begin

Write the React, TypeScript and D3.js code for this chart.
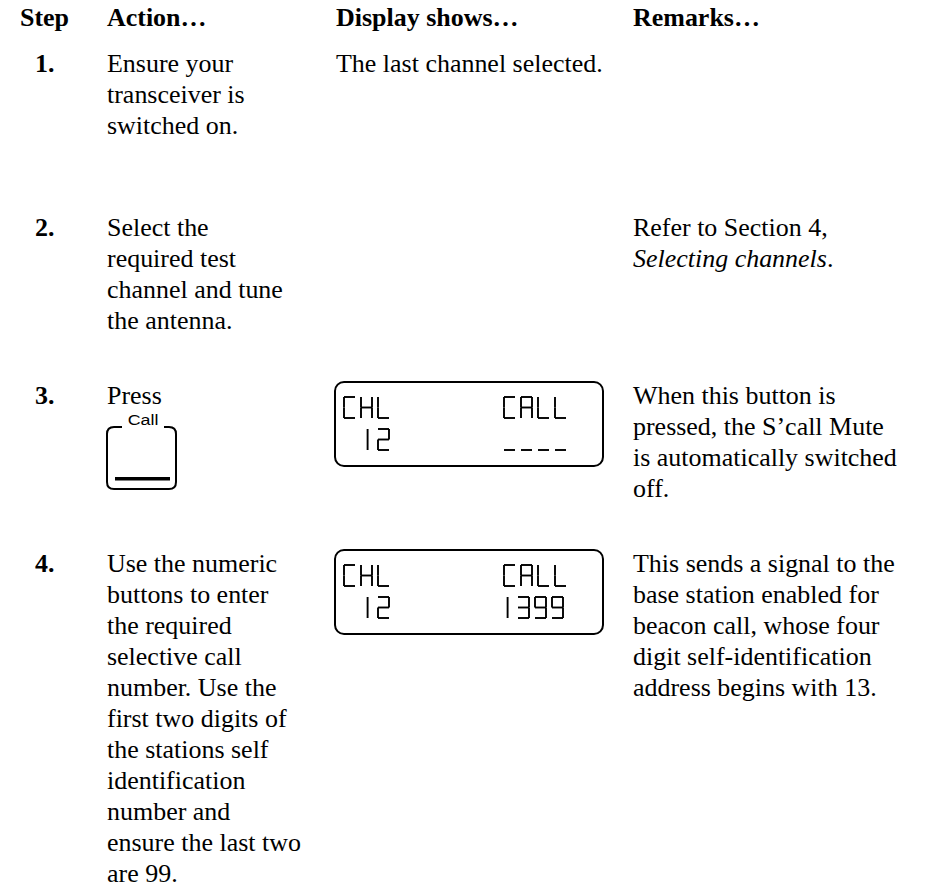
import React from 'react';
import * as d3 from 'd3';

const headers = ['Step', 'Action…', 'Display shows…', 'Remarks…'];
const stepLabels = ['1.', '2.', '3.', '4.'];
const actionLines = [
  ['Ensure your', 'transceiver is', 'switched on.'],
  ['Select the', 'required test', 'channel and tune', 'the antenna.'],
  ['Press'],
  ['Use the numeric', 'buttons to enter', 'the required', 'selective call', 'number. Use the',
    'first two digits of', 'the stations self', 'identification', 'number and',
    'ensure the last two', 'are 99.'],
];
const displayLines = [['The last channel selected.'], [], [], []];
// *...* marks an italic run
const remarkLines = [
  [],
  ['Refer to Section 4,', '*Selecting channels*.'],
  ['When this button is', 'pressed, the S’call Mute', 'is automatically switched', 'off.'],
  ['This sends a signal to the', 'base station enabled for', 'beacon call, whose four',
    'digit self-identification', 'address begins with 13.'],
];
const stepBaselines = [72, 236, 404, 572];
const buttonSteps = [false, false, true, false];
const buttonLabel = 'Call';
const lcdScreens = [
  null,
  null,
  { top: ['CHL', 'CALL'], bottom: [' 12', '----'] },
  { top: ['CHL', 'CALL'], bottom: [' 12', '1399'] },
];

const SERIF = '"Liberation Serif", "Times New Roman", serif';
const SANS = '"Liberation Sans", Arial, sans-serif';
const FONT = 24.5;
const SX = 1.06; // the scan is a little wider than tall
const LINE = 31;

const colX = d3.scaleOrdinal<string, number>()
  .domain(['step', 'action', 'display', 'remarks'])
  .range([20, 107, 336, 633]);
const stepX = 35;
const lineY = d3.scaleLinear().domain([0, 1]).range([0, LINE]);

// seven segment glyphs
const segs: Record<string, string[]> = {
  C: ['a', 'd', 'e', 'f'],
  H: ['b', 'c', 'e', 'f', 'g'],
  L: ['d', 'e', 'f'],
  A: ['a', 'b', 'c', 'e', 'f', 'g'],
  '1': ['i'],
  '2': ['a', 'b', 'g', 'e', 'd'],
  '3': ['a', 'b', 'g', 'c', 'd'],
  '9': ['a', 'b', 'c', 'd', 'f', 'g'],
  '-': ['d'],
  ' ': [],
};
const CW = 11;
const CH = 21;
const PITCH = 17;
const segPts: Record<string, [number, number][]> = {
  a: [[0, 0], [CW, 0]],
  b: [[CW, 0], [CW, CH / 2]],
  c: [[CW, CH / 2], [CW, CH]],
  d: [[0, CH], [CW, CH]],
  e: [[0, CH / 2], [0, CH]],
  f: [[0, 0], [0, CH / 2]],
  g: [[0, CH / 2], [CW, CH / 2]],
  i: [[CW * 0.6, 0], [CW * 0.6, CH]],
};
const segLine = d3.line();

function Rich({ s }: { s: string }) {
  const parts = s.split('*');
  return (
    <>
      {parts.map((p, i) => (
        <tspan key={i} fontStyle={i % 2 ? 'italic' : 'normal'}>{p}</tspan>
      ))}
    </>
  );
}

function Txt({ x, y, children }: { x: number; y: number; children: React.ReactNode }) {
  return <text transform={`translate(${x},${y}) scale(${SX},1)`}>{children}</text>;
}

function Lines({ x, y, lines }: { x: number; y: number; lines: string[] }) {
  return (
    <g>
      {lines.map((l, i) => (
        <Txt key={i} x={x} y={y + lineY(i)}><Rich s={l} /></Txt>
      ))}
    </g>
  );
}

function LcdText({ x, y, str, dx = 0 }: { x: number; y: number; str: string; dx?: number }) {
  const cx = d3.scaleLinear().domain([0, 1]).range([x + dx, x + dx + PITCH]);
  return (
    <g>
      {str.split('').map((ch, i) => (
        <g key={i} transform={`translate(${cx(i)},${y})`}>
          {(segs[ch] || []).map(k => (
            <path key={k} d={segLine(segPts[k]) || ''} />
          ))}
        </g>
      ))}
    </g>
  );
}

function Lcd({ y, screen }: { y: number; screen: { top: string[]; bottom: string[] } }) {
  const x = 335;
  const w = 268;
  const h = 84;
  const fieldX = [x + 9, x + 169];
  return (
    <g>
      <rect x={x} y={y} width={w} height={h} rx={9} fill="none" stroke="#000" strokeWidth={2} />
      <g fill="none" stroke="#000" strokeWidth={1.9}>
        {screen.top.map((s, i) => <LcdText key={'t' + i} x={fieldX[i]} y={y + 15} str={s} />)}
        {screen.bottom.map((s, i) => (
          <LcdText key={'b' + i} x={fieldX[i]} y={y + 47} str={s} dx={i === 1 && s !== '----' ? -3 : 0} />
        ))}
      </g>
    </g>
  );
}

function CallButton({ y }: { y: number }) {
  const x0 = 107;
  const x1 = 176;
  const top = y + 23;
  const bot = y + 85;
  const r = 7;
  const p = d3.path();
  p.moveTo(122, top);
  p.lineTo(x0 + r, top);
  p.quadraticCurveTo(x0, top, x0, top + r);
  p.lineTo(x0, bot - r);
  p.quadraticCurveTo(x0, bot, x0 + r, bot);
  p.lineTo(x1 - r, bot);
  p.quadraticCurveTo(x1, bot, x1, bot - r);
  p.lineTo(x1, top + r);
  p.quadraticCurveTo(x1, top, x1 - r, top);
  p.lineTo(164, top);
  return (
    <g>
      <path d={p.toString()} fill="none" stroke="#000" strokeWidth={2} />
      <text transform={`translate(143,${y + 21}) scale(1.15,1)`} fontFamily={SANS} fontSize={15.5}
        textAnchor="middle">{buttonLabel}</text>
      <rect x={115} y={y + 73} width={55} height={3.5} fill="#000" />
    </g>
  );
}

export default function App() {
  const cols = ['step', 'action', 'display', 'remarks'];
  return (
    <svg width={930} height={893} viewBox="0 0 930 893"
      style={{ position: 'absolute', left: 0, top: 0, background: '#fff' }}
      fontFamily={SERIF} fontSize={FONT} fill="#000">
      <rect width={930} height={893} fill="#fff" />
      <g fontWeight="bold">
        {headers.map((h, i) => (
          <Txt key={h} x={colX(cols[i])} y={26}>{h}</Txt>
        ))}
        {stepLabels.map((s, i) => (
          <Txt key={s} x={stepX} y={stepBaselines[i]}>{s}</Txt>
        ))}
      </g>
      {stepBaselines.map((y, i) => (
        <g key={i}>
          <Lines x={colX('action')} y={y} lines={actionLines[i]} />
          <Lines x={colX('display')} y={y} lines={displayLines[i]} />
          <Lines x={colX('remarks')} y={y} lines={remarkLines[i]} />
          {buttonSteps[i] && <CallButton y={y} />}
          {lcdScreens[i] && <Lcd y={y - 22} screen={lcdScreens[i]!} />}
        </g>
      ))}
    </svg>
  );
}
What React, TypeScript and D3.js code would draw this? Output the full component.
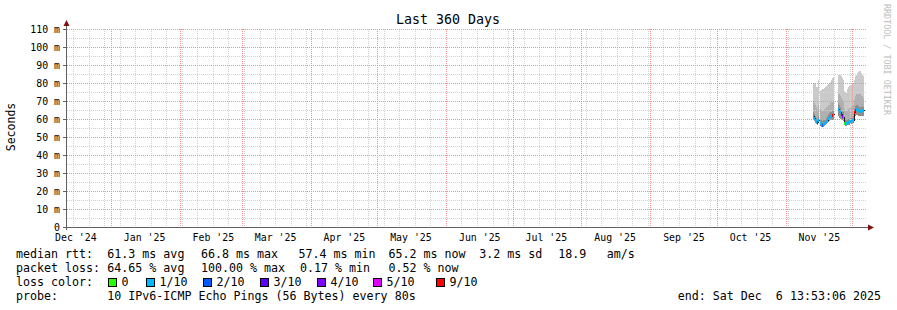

end

• _REQUIRED WORK_: Make a word-for-word copy of the entries, without any pictures.

• _RESULT_:
Write the React, TypeScript and D3.js code for this chart.
import React from 'react';
import * as d3 from 'd3';

const headers = ['Step', 'Action…', 'Display shows…', 'Remarks…'];
const stepLabels = ['1.', '2.', '3.', '4.'];
const actionLines = [
  ['Ensure your', 'transceiver is', 'switched on.'],
  ['Select the', 'required test', 'channel and tune', 'the antenna.'],
  ['Press'],
  ['Use the numeric', 'buttons to enter', 'the required', 'selective call', 'number. Use the',
    'first two digits of', 'the stations self', 'identification', 'number and',
    'ensure the last two', 'are 99.'],
];
const displayLines = [['The last channel selected.'], [], [], []];
// *...* marks an italic run
const remarkLines = [
  [],
  ['Refer to Section 4,', '*Selecting channels*.'],
  ['When this button is', 'pressed, the S’call Mute', 'is automatically switched', 'off.'],
  ['This sends a signal to the', 'base station enabled for', 'beacon call, whose four',
    'digit self-identification', 'address begins with 13.'],
];
const stepBaselines = [72, 236, 404, 572];
const buttonSteps = [false, false, true, false];
const buttonLabel = 'Call';
const lcdScreens = [
  null,
  null,
  { top: ['CHL', 'CALL'], bottom: [' 12', '----'] },
  { top: ['CHL', 'CALL'], bottom: [' 12', '1399'] },
];

const SERIF = '"Liberation Serif", "Times New Roman", serif';
const SANS = '"Liberation Sans", Arial, sans-serif';
const FONT = 24.5;
const SX = 1.06; // the scan is a little wider than tall
const LINE = 31;

const colX = d3.scaleOrdinal<string, number>()
  .domain(['step', 'action', 'display', 'remarks'])
  .range([20, 107, 336, 633]);
const stepX = 35;
const lineY = d3.scaleLinear().domain([0, 1]).range([0, LINE]);

// seven segment glyphs
const segs: Record<string, string[]> = {
  C: ['a', 'd', 'e', 'f'],
  H: ['b', 'c', 'e', 'f', 'g'],
  L: ['d', 'e', 'f'],
  A: ['a', 'b', 'c', 'e', 'f', 'g'],
  '1': ['i'],
  '2': ['a', 'b', 'g', 'e', 'd'],
  '3': ['a', 'b', 'g', 'c', 'd'],
  '9': ['a', 'b', 'c', 'd', 'f', 'g'],
  '-': ['d'],
  ' ': [],
};
const CW = 11;
const CH = 21;
const PITCH = 17;
const segPts: Record<string, [number, number][]> = {
  a: [[0, 0], [CW, 0]],
  b: [[CW, 0], [CW, CH / 2]],
  c: [[CW, CH / 2], [CW, CH]],
  d: [[0, CH], [CW, CH]],
  e: [[0, CH / 2], [0, CH]],
  f: [[0, 0], [0, CH / 2]],
  g: [[0, CH / 2], [CW, CH / 2]],
  i: [[CW * 0.6, 0], [CW * 0.6, CH]],
};
const segLine = d3.line();

function Rich({ s }: { s: string }) {
  const parts = s.split('*');
  return (
    <>
      {parts.map((p, i) => (
        <tspan key={i} fontStyle={i % 2 ? 'italic' : 'normal'}>{p}</tspan>
      ))}
    </>
  );
}

function Txt({ x, y, children }: { x: number; y: number; children: React.ReactNode }) {
  return <text transform={`translate(${x},${y}) scale(${SX},1)`}>{children}</text>;
}

function Lines({ x, y, lines }: { x: number; y: number; lines: string[] }) {
  return (
    <g>
      {lines.map((l, i) => (
        <Txt key={i} x={x} y={y + lineY(i)}><Rich s={l} /></Txt>
      ))}
    </g>
  );
}

function LcdText({ x, y, str, dx = 0 }: { x: number; y: number; str: string; dx?: number }) {
  const cx = d3.scaleLinear().domain([0, 1]).range([x + dx, x + dx + PITCH]);
  return (
    <g>
      {str.split('').map((ch, i) => (
        <g key={i} transform={`translate(${cx(i)},${y})`}>
          {(segs[ch] || []).map(k => (
            <path key={k} d={segLine(segPts[k]) || ''} />
          ))}
        </g>
      ))}
    </g>
  );
}

function Lcd({ y, screen }: { y: number; screen: { top: string[]; bottom: string[] } }) {
  const x = 335;
  const w = 268;
  const h = 84;
  const fieldX = [x + 9, x + 169];
  return (
    <g>
      <rect x={x} y={y} width={w} height={h} rx={9} fill="none" stroke="#000" strokeWidth={2} />
      <g fill="none" stroke="#000" strokeWidth={1.9}>
        {screen.top.map((s, i) => <LcdText key={'t' + i} x={fieldX[i]} y={y + 15} str={s} />)}
        {screen.bottom.map((s, i) => (
          <LcdText key={'b' + i} x={fieldX[i]} y={y + 47} str={s} dx={i === 1 && s !== '----' ? -3 : 0} />
        ))}
      </g>
    </g>
  );
}

function CallButton({ y }: { y: number }) {
  const x0 = 107;
  const x1 = 176;
  const top = y + 23;
  const bot = y + 85;
  const r = 7;
  const p = d3.path();
  p.moveTo(122, top);
  p.lineTo(x0 + r, top);
  p.quadraticCurveTo(x0, top, x0, top + r);
  p.lineTo(x0, bot - r);
  p.quadraticCurveTo(x0, bot, x0 + r, bot);
  p.lineTo(x1 - r, bot);
  p.quadraticCurveTo(x1, bot, x1, bot - r);
  p.lineTo(x1, top + r);
  p.quadraticCurveTo(x1, top, x1 - r, top);
  p.lineTo(164, top);
  return (
    <g>
      <path d={p.toString()} fill="none" stroke="#000" strokeWidth={2} />
      <text transform={`translate(143,${y + 21}) scale(1.15,1)`} fontFamily={SANS} fontSize={15.5}
        textAnchor="middle">{buttonLabel}</text>
      <rect x={115} y={y + 73} width={55} height={3.5} fill="#000" />
    </g>
  );
}

export default function App() {
  const cols = ['step', 'action', 'display', 'remarks'];
  return (
    <svg width={930} height={893} viewBox="0 0 930 893"
      style={{ position: 'absolute', left: 0, top: 0, background: '#fff' }}
      fontFamily={SERIF} fontSize={FONT} fill="#000">
      <rect width={930} height={893} fill="#fff" />
      <g fontWeight="bold">
        {headers.map((h, i) => (
          <Txt key={h} x={colX(cols[i])} y={26}>{h}</Txt>
        ))}
        {stepLabels.map((s, i) => (
          <Txt key={s} x={stepX} y={stepBaselines[i]}>{s}</Txt>
        ))}
      </g>
      {stepBaselines.map((y, i) => (
        <g key={i}>
          <Lines x={colX('action')} y={y} lines={actionLines[i]} />
          <Lines x={colX('display')} y={y} lines={displayLines[i]} />
          <Lines x={colX('remarks')} y={y} lines={remarkLines[i]} />
          {buttonSteps[i] && <CallButton y={y} />}
          {lcdScreens[i] && <Lcd y={y - 22} screen={lcdScreens[i]!} />}
        </g>
      ))}
    </svg>
  );
}
What React, TypeScript and D3.js code would draw this? Output the full component.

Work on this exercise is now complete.